Access Holdings promises dividend resumption, long-term value creation at 4th AGM
Access Holdings Plc has assured shareholders of the Board’s commitment to resuming dividend payments as soon as the relevant regulatory conditions are satisfied, saying the era of growth for growth’s sake is over.
Access Holdings Plc has assured shareholders of the Board’s commitment to resuming dividend payments as soon as the relevant regulatory conditions are satisfied, saying the era of growth for growth’s sake is over.
Addressing shareholders at the 4th Annual General Meeting (AGM) held in Lagos on Wednesday, June 10, 2026, the Group Chairman, Aigboje Aig-Imoukhuede, said that now is the time of extracting value created over the years to maximize returns to shareholders, pointing to the bank’s N1.007 trillion profit and N51.56 trillion balance sheet as evidence of a strategy built on sustainable value creation.
According to him, Access Holdings’ N1.007 trillion profit and N51.56 trillion asset base in 2025 reflect a deliberate focus on long-term resilience rather than short-term earnings gains.
Addressing shareholder concerns on several fronts, including the group’s non-payment of a cash dividend for the 2025 financial year, the chairman stated that efforts are being made to clear the impediments to dividend payment.
On the dividend, the Chairman was direct: “The non-payment does not reflect diminished earnings capacity but rather aligns with supervisory expectations and prudent capital management.”
The Chairman presented the group’s 2025 full-year performance as one of the strongest in its history in absolute terms, even as specific line items raised investor questions:
Impairment charge was elevated in 2025 following the deliberate exit from CBN regulatory forbearance positions coupled with regulatory alignment and compliance considerations within the banking subsidiary.
Beyond the financial results, the AGM underscored a broader strategic shift that Aig-Imoukhuede described as the evolution from building an institution of scale to delivering sustainable value — captured in the group’s new strategic framework, “From Scale to Value.”
Central to that evolution is the diversification of Access Holdings beyond traditional banking.

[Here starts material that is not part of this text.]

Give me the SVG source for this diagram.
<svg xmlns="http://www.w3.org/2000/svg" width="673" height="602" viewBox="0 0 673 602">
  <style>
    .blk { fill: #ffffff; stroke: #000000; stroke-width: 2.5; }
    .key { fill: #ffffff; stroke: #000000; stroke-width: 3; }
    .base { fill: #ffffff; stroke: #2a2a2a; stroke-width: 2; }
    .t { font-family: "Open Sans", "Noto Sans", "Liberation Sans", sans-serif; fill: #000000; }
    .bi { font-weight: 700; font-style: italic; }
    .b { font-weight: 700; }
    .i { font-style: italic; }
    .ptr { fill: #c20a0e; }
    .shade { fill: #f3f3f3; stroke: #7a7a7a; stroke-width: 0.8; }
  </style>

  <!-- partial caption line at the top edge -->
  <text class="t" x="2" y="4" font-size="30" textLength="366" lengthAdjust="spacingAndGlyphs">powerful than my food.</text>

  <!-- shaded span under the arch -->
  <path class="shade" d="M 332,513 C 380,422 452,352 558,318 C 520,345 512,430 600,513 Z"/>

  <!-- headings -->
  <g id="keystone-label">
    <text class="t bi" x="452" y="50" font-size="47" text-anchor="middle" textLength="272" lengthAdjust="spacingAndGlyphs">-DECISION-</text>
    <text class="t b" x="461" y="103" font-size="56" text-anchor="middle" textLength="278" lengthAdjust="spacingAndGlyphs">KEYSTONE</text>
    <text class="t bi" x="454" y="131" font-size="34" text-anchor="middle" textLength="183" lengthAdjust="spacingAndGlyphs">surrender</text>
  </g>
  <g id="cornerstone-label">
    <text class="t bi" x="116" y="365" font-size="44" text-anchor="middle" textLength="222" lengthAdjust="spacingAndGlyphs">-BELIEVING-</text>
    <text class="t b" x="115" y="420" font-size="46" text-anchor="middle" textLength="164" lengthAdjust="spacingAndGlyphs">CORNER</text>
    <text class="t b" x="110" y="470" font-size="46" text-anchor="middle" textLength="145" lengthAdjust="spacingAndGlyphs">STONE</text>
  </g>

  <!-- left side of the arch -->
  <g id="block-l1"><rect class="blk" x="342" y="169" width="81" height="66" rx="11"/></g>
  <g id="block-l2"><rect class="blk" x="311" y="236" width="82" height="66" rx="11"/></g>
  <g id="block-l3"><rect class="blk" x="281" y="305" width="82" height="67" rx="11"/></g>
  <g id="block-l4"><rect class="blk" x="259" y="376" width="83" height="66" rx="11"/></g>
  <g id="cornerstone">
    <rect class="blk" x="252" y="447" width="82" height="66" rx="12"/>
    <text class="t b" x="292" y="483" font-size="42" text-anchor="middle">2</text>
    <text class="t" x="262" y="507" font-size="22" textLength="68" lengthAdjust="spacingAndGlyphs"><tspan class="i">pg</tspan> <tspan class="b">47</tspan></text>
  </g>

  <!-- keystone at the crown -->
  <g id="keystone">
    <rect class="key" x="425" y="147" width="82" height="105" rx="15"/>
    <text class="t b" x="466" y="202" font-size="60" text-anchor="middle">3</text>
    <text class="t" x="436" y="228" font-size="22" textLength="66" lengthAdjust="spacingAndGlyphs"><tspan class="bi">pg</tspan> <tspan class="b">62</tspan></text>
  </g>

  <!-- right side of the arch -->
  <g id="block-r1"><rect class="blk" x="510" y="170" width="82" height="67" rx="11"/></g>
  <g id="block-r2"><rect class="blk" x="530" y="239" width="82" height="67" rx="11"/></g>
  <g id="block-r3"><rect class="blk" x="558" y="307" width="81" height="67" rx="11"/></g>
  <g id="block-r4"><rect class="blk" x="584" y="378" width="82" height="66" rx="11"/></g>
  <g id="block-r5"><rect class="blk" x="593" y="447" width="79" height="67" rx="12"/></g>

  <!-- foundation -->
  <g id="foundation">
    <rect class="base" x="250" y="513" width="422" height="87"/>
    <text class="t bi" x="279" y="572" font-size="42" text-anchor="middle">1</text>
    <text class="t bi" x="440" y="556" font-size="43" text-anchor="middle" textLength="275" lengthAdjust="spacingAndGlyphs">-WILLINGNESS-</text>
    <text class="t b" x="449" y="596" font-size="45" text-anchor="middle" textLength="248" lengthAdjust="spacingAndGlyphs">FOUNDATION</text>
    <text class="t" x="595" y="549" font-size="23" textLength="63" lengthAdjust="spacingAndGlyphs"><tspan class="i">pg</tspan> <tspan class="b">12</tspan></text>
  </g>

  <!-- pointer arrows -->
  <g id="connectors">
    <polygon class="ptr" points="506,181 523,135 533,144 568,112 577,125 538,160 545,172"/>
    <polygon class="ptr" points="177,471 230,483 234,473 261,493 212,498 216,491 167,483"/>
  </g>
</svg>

The group highlighted growing contributions from Access ARM Pensions, Access Insurance Brokers, Oxygen X Finance, and Hydrogen Payments — platforms spanning pension management, insurance brokerage, consumer lending, and digital payments.
These non-banking verticals, the Chairman said, are expanding the group’s earnings mix and scalability, reducing dependence on net interest income while positioning the group to capture the next wave of financial services growth in Nigeria and across Africa.
The AGM also flagged what the Chairman described as significant unrealised value within the group’s international subsidiaries.
He acknowledged that the market has not fully priced the contribution of Access Bank UK, and other offshore operations to the group’s intrinsic worth.
Closing the gap between reported earnings and cost of equity was identified as the central challenge in translating the group’s scale into shareholder returns.
On leadership, the Chairman confirmed that Innocent C. Ike’s appointment as Group Managing Director and Chief Executive Officer — as well as the appointment of Ibironke Adeyemi as an Independent Non-Executive Director — were executed with strategic continuity and stakeholder alignment as the primary objectives.
Access Holdings Plc is the parent company of Access Bank Plc — Nigeria’s largest bank by total assets — and operates across more than 20 countries with over 60 million customers.
The group’s N51.56 trillion in total assets as of December 2025 places it at the top of Nigeria’s banking sector by balance sheet size.
Its 2025 profit before tax of N1.007 trillion, while lower than Zenith Bank’s N1.26 trillion, represented the strongest growth trajectory among the FUGAZ banks.
With gross earnings rising 13.3% to N5.53 trillion, Access is the only FUGAZ member to grow both gross earnings and PBT in double digits during the year.
The group’s Access Bank UK subsidiary posted a pre-tax profit of N288.6 billion in 2025, the highest among FUGAZ UK operations, which the Chairman cited at the AGM as one example of the international value that has yet to be fully recognised in the group’s market valuation.